BEGIN

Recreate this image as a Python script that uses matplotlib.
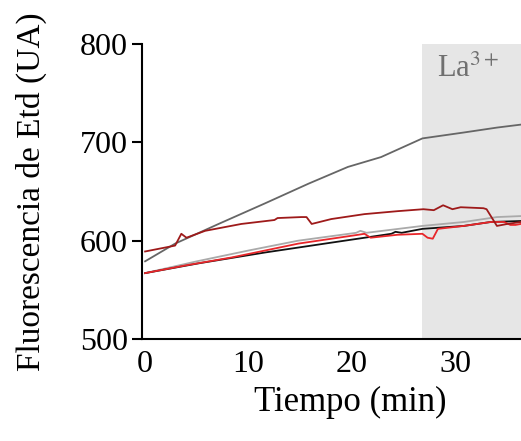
import matplotlib.pyplot as plt

plt.rcParams['font.family'] = ['Liberation Serif', 'DejaVu Serif']
plt.rcParams['mathtext.fontset'] = 'stix'

# Datos (tiempo en min, fluorescencia en UA)
t_gris = [0, 2.9, 7.1, 11.6, 15.8, 19.6, 22.8, 26.8, 30.8, 34.0, 36.3, 38.0, 40.0]
f_gris = [579, 597, 617, 638, 658, 675, 685, 704, 710, 715, 718, 718, 717]

t_rojo_osc = [0, 2.9, 3.5, 4.0, 5.8, 9.3, 12.5, 12.8, 15.1, 15.6, 16.1, 18.0, 21.2, 24.4,
              26.9, 27.9, 28.8, 29.7, 30.5, 32.7, 33.0, 34.0, 35.0, 36.3, 40.0]
f_rojo_osc = [589, 595, 607, 603, 610, 617, 621, 623, 624, 624, 617, 622, 627, 630,
              632, 631, 636, 632, 634, 633, 632, 615, 617, 619, 622]

t_rojo = [0, 4.0, 8.4, 14.8, 20.6, 21.2, 21.8, 24.4, 26.8, 27.3, 27.8, 28.3, 30.8,
          33.4, 34.7, 35.3, 35.8, 36.3, 40.0]
f_rojo = [567, 575, 583, 597, 606, 607, 603, 606, 607, 603, 602, 612, 615,
          619, 619, 616, 616, 617, 619]

t_negro = [0, 5.2, 11.6, 18.0, 23.8, 24.2, 24.8, 26.8, 30.8, 33.4, 36.3, 40.0]
f_negro = [567, 577, 588, 598, 607, 609, 608, 612, 615, 619, 620, 623]

t_gris_cl = [0, 5.0, 10.0, 14.8, 20.4, 20.8, 21.4, 26.8, 30.8, 34.0, 36.3, 40.0]
f_gris_cl = [567, 579, 590, 600, 608, 610, 608, 615, 619, 624, 625, 627]

inicio_la = 26.8

fig = plt.figure(figsize=(5.21, 4.41), dpi=100)
ax = fig.add_axes([142 / 521, 102 / 441, 417 / 521, 295 / 441])

ax.axvspan(inicio_la, 40, color='#e6e6e6', lw=0, zorder=0)
ax.text(31.2, 774, r'La$^{3+}$', color='#707070', fontsize=22, ha='center', va='center')

ax.plot(t_gris, f_gris, color='#666666', lw=1.3)
ax.plot(t_gris_cl, f_gris_cl, color='#aaaaaa', lw=1.3)
ax.plot(t_negro, f_negro, color='#111111', lw=1.3)
ax.plot(t_rojo, f_rojo, color='#e8262a', lw=1.3)
ax.plot(t_rojo_osc, f_rojo_osc, color='#9e1a1a', lw=1.3)

ax.set_xlim(-0.3, 40)
ax.set_ylim(500, 800)
ax.set_xticks([0, 10, 20, 30])
ax.set_yticks([500, 600, 700, 800])

for s in ['top', 'right']:
    ax.spines[s].set_visible(False)
for s in ['left', 'bottom']:
    ax.spines[s].set_linewidth(1.5)

ax.tick_params(axis='x', length=0, pad=8, labelsize=23)
ax.tick_params(axis='y', length=7, width=1.5, pad=3, labelsize=23)

ax.set_xlabel('Tiempo (min)', fontsize=25, labelpad=5)
ax.set_ylabel('Fluorescencia de Etd (UA)', fontsize=24)
ax.yaxis.set_label_coords(-0.228, 0.5)

fig.savefig('out.png', dpi=100)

END

**STATED PROBLEM:** Print, exactly as written, the lines above from the first one to the one containing "619, 619, 616, 616, 617, 619]". Leave out pictures.

**THE COMPLETED TASK:**
Recreate this image as a Python script that uses matplotlib.
import matplotlib.pyplot as plt

plt.rcParams['font.family'] = ['Liberation Serif', 'DejaVu Serif']
plt.rcParams['mathtext.fontset'] = 'stix'

# Datos (tiempo en min, fluorescencia en UA)
t_gris = [0, 2.9, 7.1, 11.6, 15.8, 19.6, 22.8, 26.8, 30.8, 34.0, 36.3, 38.0, 40.0]
f_gris = [579, 597, 617, 638, 658, 675, 685, 704, 710, 715, 718, 718, 717]

t_rojo_osc = [0, 2.9, 3.5, 4.0, 5.8, 9.3, 12.5, 12.8, 15.1, 15.6, 16.1, 18.0, 21.2, 24.4,
              26.9, 27.9, 28.8, 29.7, 30.5, 32.7, 33.0, 34.0, 35.0, 36.3, 40.0]
f_rojo_osc = [589, 595, 607, 603, 610, 617, 621, 623, 624, 624, 617, 622, 627, 630,
              632, 631, 636, 632, 634, 633, 632, 615, 617, 619, 622]

t_rojo = [0, 4.0, 8.4, 14.8, 20.6, 21.2, 21.8, 24.4, 26.8, 27.3, 27.8, 28.3, 30.8,
          33.4, 34.7, 35.3, 35.8, 36.3, 40.0]
f_rojo = [567, 575, 583, 597, 606, 607, 603, 606, 607, 603, 602, 612, 615,
          619, 619, 616, 616, 617, 619]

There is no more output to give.